§ **What the task asks**
Omit all pictures. Copy the rest of the material exactly.
————————
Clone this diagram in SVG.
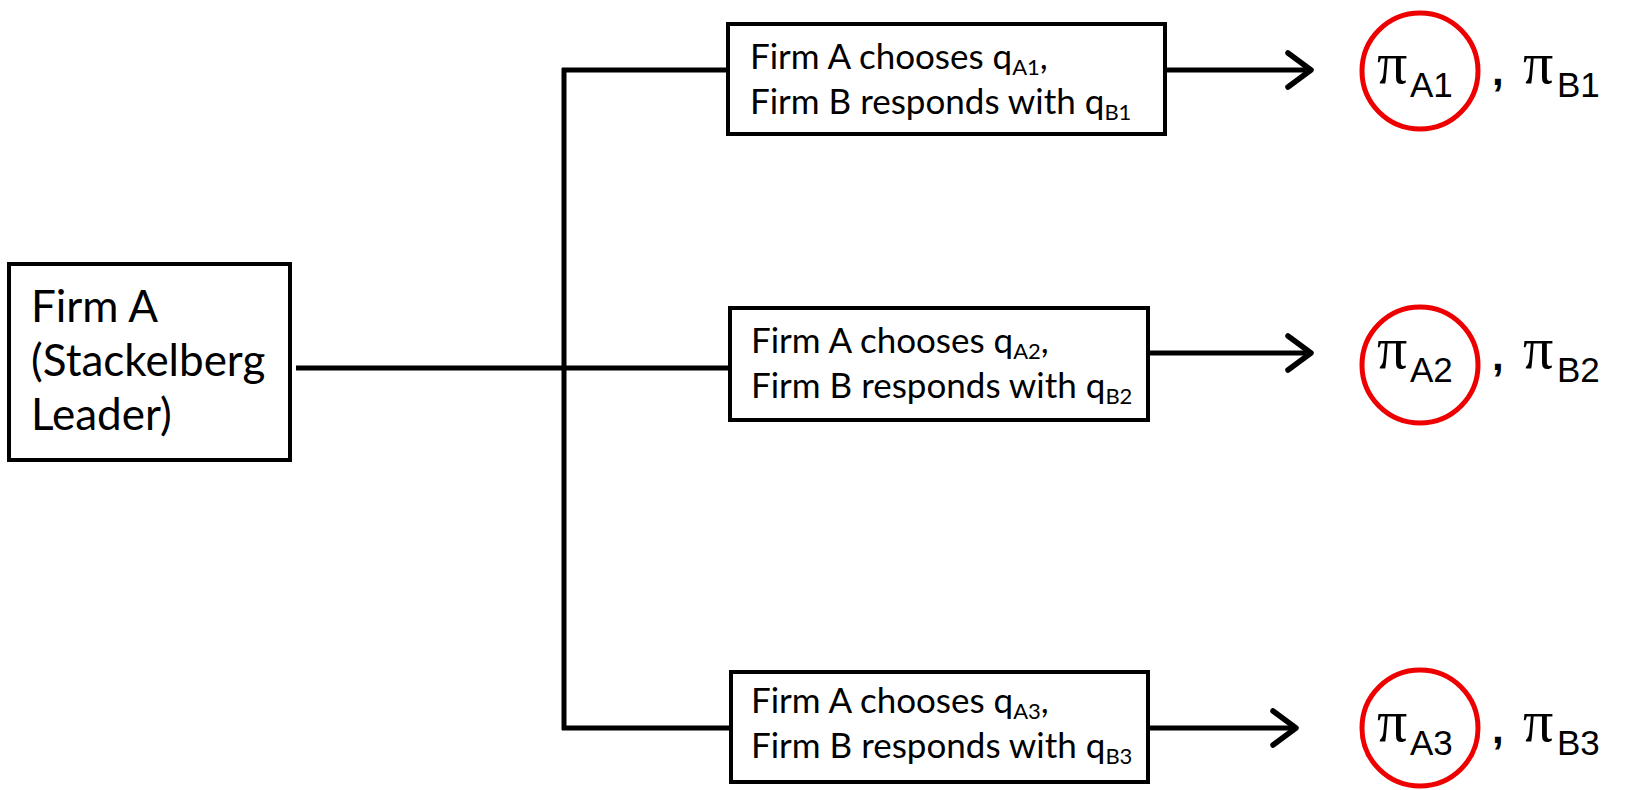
<svg xmlns="http://www.w3.org/2000/svg" width="1628" height="790" viewBox="0 0 1628 790">
<style>
.box{fill:#fff;stroke:#000;stroke-width:4}
.ln{fill:none;stroke:#000;stroke-width:5}
.ah{fill:none;stroke:#000;stroke-width:5.5;stroke-linecap:round;stroke-linejoin:round}
.bt{font-family:Lato,"Liberation Sans",sans-serif;font-size:35px;fill:#000}
.at{font-family:Lato,"Liberation Sans",sans-serif;font-size:44px;fill:#000}
.sub{font-size:22px}
.pi{font-family:"Liberation Serif",serif;font-size:60px;fill:#000}
.ps{font-family:"Liberation Sans",sans-serif;font-size:35px;fill:#000}
.cm{font-family:"Liberation Sans",sans-serif;font-size:42px;font-weight:bold;fill:#000}
.circ{fill:none;stroke:#e00;stroke-width:5}
</style>
<g id="connectors">
<line class="ln" x1="296" y1="368" x2="730" y2="368"/>
<line class="ln" x1="564" y1="68" x2="564" y2="730"/>
<line class="ln" x1="562" y1="70" x2="728" y2="70"/>
<line class="ln" x1="562" y1="728" x2="731" y2="728"/>
<path class="ln" d="M1165,70 H1306"/>
<path class="ah" d="M1288,53 L1311,70 L1288,87"/>
<path class="ln" d="M1148,353 H1306"/>
<path class="ah" d="M1288,336 L1311,353 L1288,370"/>
<path class="ln" d="M1148,728 H1292"/>
<path class="ah" d="M1273,711 L1296,728 L1273,745"/>
</g>
<g id="firmA">
<rect class="box" x="9" y="264" width="281" height="196"/>
<text class="at" x="31" y="322">Firm A</text>
<text class="at" x="31" y="376">(Stackelberg</text>
<text class="at" x="31" y="430">Leader)</text>
</g>
<g id="choice1">
<rect class="box" x="728" y="24" width="437" height="110"/>
<text class="bt" x="750" y="69">Firm A chooses q<tspan class="sub" dy="6">A1</tspan><tspan dy="-6">,</tspan></text>
<text class="bt" x="750" y="114">Firm B responds with q<tspan class="sub" dy="6">B1</tspan></text>
</g>
<g id="choice2">
<rect class="box" x="730" y="308" width="418" height="112"/>
<text class="bt" x="751" y="353">Firm A chooses q<tspan class="sub" dy="6">A2</tspan><tspan dy="-6">,</tspan></text>
<text class="bt" x="751" y="398">Firm B responds with q<tspan class="sub" dy="6">B2</tspan></text>
</g>
<g id="choice3">
<rect class="box" x="731" y="672" width="417" height="110"/>
<text class="bt" x="751" y="713">Firm A chooses q<tspan class="sub" dy="6">A3</tspan><tspan dy="-6">,</tspan></text>
<text class="bt" x="751" y="758">Firm B responds with q<tspan class="sub" dy="6">B3</tspan></text>
</g>
<g id="payoff1">
<circle class="circ" cx="1420" cy="71" r="58"/>
<text y="83"><tspan class="pi" x="1377">π</tspan><tspan class="ps" x="1410" dy="14">A1</tspan><tspan class="cm" x="1492" dy="-12">,</tspan><tspan class="pi" x="1523" dy="-2">π</tspan><tspan class="ps" x="1557" dy="14">B1</tspan></text>
</g>
<g id="payoff2">
<circle class="circ" cx="1420" cy="365" r="58"/>
<text y="368"><tspan class="pi" x="1377">π</tspan><tspan class="ps" x="1410" dy="14">A2</tspan><tspan class="cm" x="1492" dy="-12">,</tspan><tspan class="pi" x="1523" dy="-2">π</tspan><tspan class="ps" x="1557" dy="14">B2</tspan></text>
</g>
<g id="payoff3">
<circle class="circ" cx="1420" cy="728" r="58"/>
<text y="741"><tspan class="pi" x="1377">π</tspan><tspan class="ps" x="1410" dy="14">A3</tspan><tspan class="cm" x="1492" dy="-12">,</tspan><tspan class="pi" x="1523" dy="-2">π</tspan><tspan class="ps" x="1557" dy="14">B3</tspan></text>
</g>
</svg>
————————
§ **Result of the exercise**
Clone this diagram in SVG.
<svg xmlns="http://www.w3.org/2000/svg" width="1628" height="790" viewBox="0 0 1628 790">
<style>
.box{fill:#fff;stroke:#000;stroke-width:4}
.ln{fill:none;stroke:#000;stroke-width:5}
.ah{fill:none;stroke:#000;stroke-width:5.5;stroke-linecap:round;stroke-linejoin:round}
.bt{font-family:Lato,"Liberation Sans",sans-serif;font-size:35px;fill:#000}
.at{font-family:Lato,"Liberation Sans",sans-serif;font-size:44px;fill:#000}
.sub{font-size:22px}
.pi{font-family:"Liberation Serif",serif;font-size:60px;fill:#000}
.ps{font-family:"Liberation Sans",sans-serif;font-size:35px;fill:#000}
.cm{font-family:"Liberation Sans",sans-serif;font-size:42px;font-weight:bold;fill:#000}
.circ{fill:none;stroke:#e00;stroke-width:5}
</style>
<g id="connectors">
<line class="ln" x1="296" y1="368" x2="730" y2="368"/>
<line class="ln" x1="564" y1="68" x2="564" y2="730"/>
<line class="ln" x1="562" y1="70" x2="728" y2="70"/>
<line class="ln" x1="562" y1="728" x2="731" y2="728"/>
<path class="ln" d="M1165,70 H1306"/>
<path class="ah" d="M1288,53 L1311,70 L1288,87"/>
<path class="ln" d="M1148,353 H1306"/>
<path class="ah" d="M1288,336 L1311,353 L1288,370"/>
<path class="ln" d="M1148,728 H1292"/>
<path class="ah" d="M1273,711 L1296,728 L1273,745"/>
</g>
<g id="firmA">
<rect class="box" x="9" y="264" width="281" height="196"/>
<text class="at" x="31" y="322">Firm A</text>
<text class="at" x="31" y="376">(Stackelberg</text>
<text class="at" x="31" y="430">Leader)</text>
</g>
<g id="choice1">
<rect class="box" x="728" y="24" width="437" height="110"/>
<text class="bt" x="750" y="69">Firm A chooses q<tspan class="sub" dy="6">A1</tspan><tspan dy="-6">,</tspan></text>
<text class="bt" x="750" y="114">Firm B responds with q<tspan class="sub" dy="6">B1</tspan></text>
</g>
<g id="choice2">
<rect class="box" x="730" y="308" width="418" height="112"/>
<text class="bt" x="751" y="353">Firm A chooses q<tspan class="sub" dy="6">A2</tspan><tspan dy="-6">,</tspan></text>
<text class="bt" x="751" y="398">Firm B responds with q<tspan class="sub" dy="6">B2</tspan></text>
</g>
<g id="choice3">
<rect class="box" x="731" y="672" width="417" height="110"/>
<text class="bt" x="751" y="713">Firm A chooses q<tspan class="sub" dy="6">A3</tspan><tspan dy="-6">,</tspan></text>
<text class="bt" x="751" y="758">Firm B responds with q<tspan class="sub" dy="6">B3</tspan></text>
</g>
<g id="payoff1">
<circle class="circ" cx="1420" cy="71" r="58"/>
<text y="83"><tspan class="pi" x="1377">π</tspan><tspan class="ps" x="1410" dy="14">A1</tspan><tspan class="cm" x="1492" dy="-12">,</tspan><tspan class="pi" x="1523" dy="-2">π</tspan><tspan class="ps" x="1557" dy="14">B1</tspan></text>
</g>
<g id="payoff2">
<circle class="circ" cx="1420" cy="365" r="58"/>
<text y="368"><tspan class="pi" x="1377">π</tspan><tspan class="ps" x="1410" dy="14">A2</tspan><tspan class="cm" x="1492" dy="-12">,</tspan><tspan class="pi" x="1523" dy="-2">π</tspan><tspan class="ps" x="1557" dy="14">B2</tspan></text>
</g>
<g id="payoff3">
<circle class="circ" cx="1420" cy="728" r="58"/>
<text y="741"><tspan class="pi" x="1377">π</tspan><tspan class="ps" x="1410" dy="14">A3</tspan><tspan class="cm" x="1492" dy="-12">,</tspan><tspan class="pi" x="1523" dy="-2">π</tspan><tspan class="ps" x="1557" dy="14">B3</tspan></text>
</g>
</svg>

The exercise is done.